Based on this logic, two main sets of questions will be analyzed. First, one could ask, what are the duties of the states? Does the state have an obligation to act to stop the influx of illegal migrants, and if so, what actions are necessary (mandatory) based on EU law (esp. based on Schengen Borders Code)? Does it have to use (police or military) force to return migrants if they are not refugees? Does it have to stop them from moving on to other countries? The reverse of this problem could also be asked: does the state have the obligation to try to save as many of refugees as possible out of the Mediterranean Sea? If so, what are the concrete actions that are necessary? Such questions may have serious practical consequences: we could ask whether the state has to use more ships than before? Is there a moral obligation to accept the proposed refugee quota? Are hotspots and swift procedures in conformity with European law? Do states have the right to amend their systems independently of other states or the EU, in lack of harmonized efforts? What are the specific obligations of the border states? What does the 'effective controlling of borders' mean? Do states have the right to agree and jointly deny the right of asylum to refugees by funding and building camps for them in Africa and elsewhere outside the EU? The rules of Dublin 3 regulation, the Council directive on minimum standards of the qualification of refugees could be a starting point for these researches.

Second, the situation has serious human rights consequences. For instance in Hungary a new refugee law (Act CXL 2015) was adopted, criminalizing those illegally entering the country, and also containing several controversial rules which may collude with international law. One must ask and analyze whether the criminalization (which is also applied to refugees) is against Article 31 of the Geneva Convention. According to this rule, Contracting States shall not impose penalties on refugees coming directly from a territory where their life or freedom was in danger, provided they present themselves without delay to the authorities and show good cause for their illegal entry or presence. How should we interpret this rule, especially the term 'directly'? Does it allow criminalisation of refugees arriving through other countries, even if they might not be safe third states, or not? What do we mean by the term 'without delay'? What are the requirements for dealing with such persons, e.g. is it allowed to keep them in prisons? Without exhausting the list of questions that arise here we could ask if recent EU plans of detention centers in border counties like Italy conform to human rights law, and what happens if a member state does not use this approach.

Research goals

The aim of this research is to find the limits and paths of state actions in Italy and Hungary: international law and EU law gives us a relatively detailed framework. We must find what obligations states have when they deal with refugees: whether they must use repressive power or not, whether they can be criminalized, whether sealing borders can be necessary or not. These steps should clarify whether and how the national jurisprudence and legislation have reacted to the international 'constitutional requirements'. Finally, the results will be integrated into a more general study bearing on the effects of international and European regulation in the EU member states. It is also hoped that this will allow us to draw conclusions on how effective the international and European regulation itself.

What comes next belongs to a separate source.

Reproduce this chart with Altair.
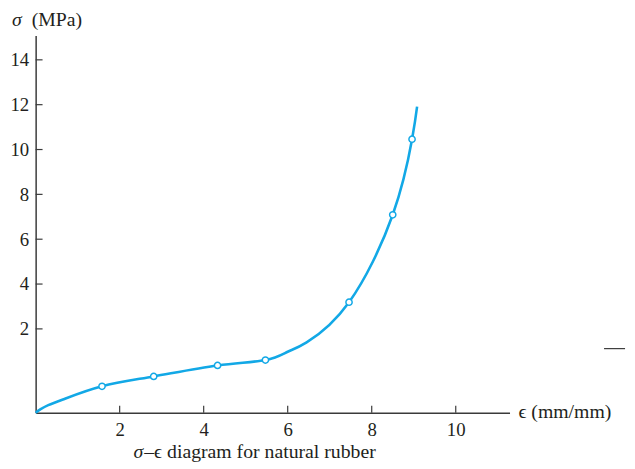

Multifaceted research results are expected. Besides the purely scholarly achievements like conferences papers, journal and book chapters and an edited book, practical results are also foreseen. Findings of the project for Hungarian, Italian and international readership is likely to provide a significant contribution to the literature in the field. It is also reasonable to expect its immediate incorporation into legal and graduate-level political sciences higher education curricula.